The refugee crisis caught the world’s attention in September when the body of three year old Aylan Kurdi was washed up on a Turkish beach. The awful image sparked a huge outpouring of emotion and sympathy right across Europe, and led to many European states, including Ireland, taking welcome, if long overdue, steps to respond to the refugee crisis that is already in its fifth year.
Like many others, Trócaire had been trying to highlight this crisis for a long time. The Syrian war will mark its fifth anniversary in March 2016 – sadly, there is no sign of this crisis ending. The world urgently needs to bring peace to Syria to stop the completely unacceptable suffering of the Syrian people.
Petul (11), a Syrian refugee arrives in Presevo refugee centre, Serbia after a long journey and gets aid from Trócaire partner, Caritas Serbia. 2015 has seen record numbers of people displaced by violence around the world.
While conflict displaced millions in Syria, earthquakes forced people in Nepal and Pakistan from their homes.
The earthquake which struck Nepal in April left much of the country devastated. The outpouring of support in Ireland was immediate as people donated money and organised fundraising events to support our efforts to get shelter, food and water to people affected.
That support allowed Trócaire to help get aid to 220,000 people affected by the earthquake. Our work in Nepal continues – long after the cameras are gone, your donations are building permanent, earthquake-resistant houses for people there.
In October, a similar earthquake struck Afghanistan and Pakistan. Again, people in Ireland responded with the urgency that has always characterised their response to humanitarian disaster. We are continuing to work in affected areas in Pakistan to rebuild and restore.
Trócaire's Conor O'Loughlin helping the reflief efforts in Nepal after the devastating earthquake in April.
The refugee crisis and the two earthquakes in Nepal and Pakistan led to Trócaire issuing three humanitarian appeals in 2015. We are immensely grateful for the continued support of so many people across Ireland who have enabled us to make a difference to people suffering through these awful experiences.
Trócaire launches humanitarian interventions to respond to sudden and urgent needs but our long-term development work continues throughout the year. Much of this work is funded by our annual Lenten appeal, which this year focused on the impacts of climate change on farming communities in Ethiopia. We brought you the story of Mahlet and her family who, along with tens of millions of others across Africa, are finding it increasingly difficult to grow enough food due to changing weather patterns.
Mahlet and her family featured on the 2015 Trócaire Lent campaign which highlighted the impact of climate change on rural families in Ethiopia.
Climate change was our major focus for 2015. We are seeing its impacts first-hand and responding to its impacts on a daily basis. While climate change also affects Ireland its impacts are less visible and so we have tried to raise awareness in Ireland of the devastating impact of droughts and extreme weather in the developing world.
In June we held a climate conference in Maynooth that featured addresses by Mary Robinson, Bill McKibben and Professor Jean Pascal Van Ypersele amongst others.

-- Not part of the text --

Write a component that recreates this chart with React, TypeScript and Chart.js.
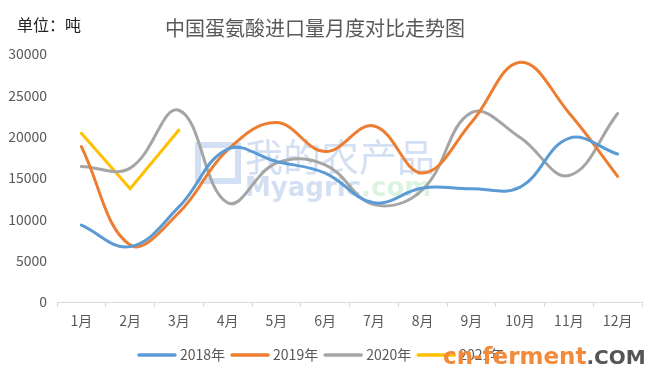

The conference generated a lot of attention and helped to shine a spotlight on the issue at a particularly crucial time in Ireland given the drafting of our Climate Bill.
Trócaire has campaigned for several years for climate legislation in Ireland to ensure that we are playing our part in tackling this global crisis. The Climate Bill finally did pass through the Dáil earlier this month, meaning that for the first time Ireland has legislation linked to climate change.
The passing of the Bill coincided with the UN Climate Summit in Paris. The weekend prior to the Summit, over 5,000 people took part in street demonstrations across Ireland organised by Trócaire and the Stop Climate Chaos coalition.
When you consider that over recent months we have seen domestic legislation passed, an international agreement secured and huge public demonstrations calling for increased climate action, it is clear that this has been a very important year for the climate justice movement. Huge work remains over the years ahead but we now have solid building blocks to start this work.
November saw the largest climate-related street demonstrations ever seen in Ireland as thousands came out to demand strong political action.
Our supporters and campaigners will have an important role in continuing to push for climate justice. The climate changes being experienced in the developing world are driving hunger and poverty and we have an obligation and a duty to speak out and hold industrialised nations to account for their role in creating this crisis.
I want to thank all of our supporters for their generosity and commitment over what has been a busy, challenging, but hugely significant, year.
On behalf of Trócaire, I wish you all a very happy Christmas and a peaceful new year.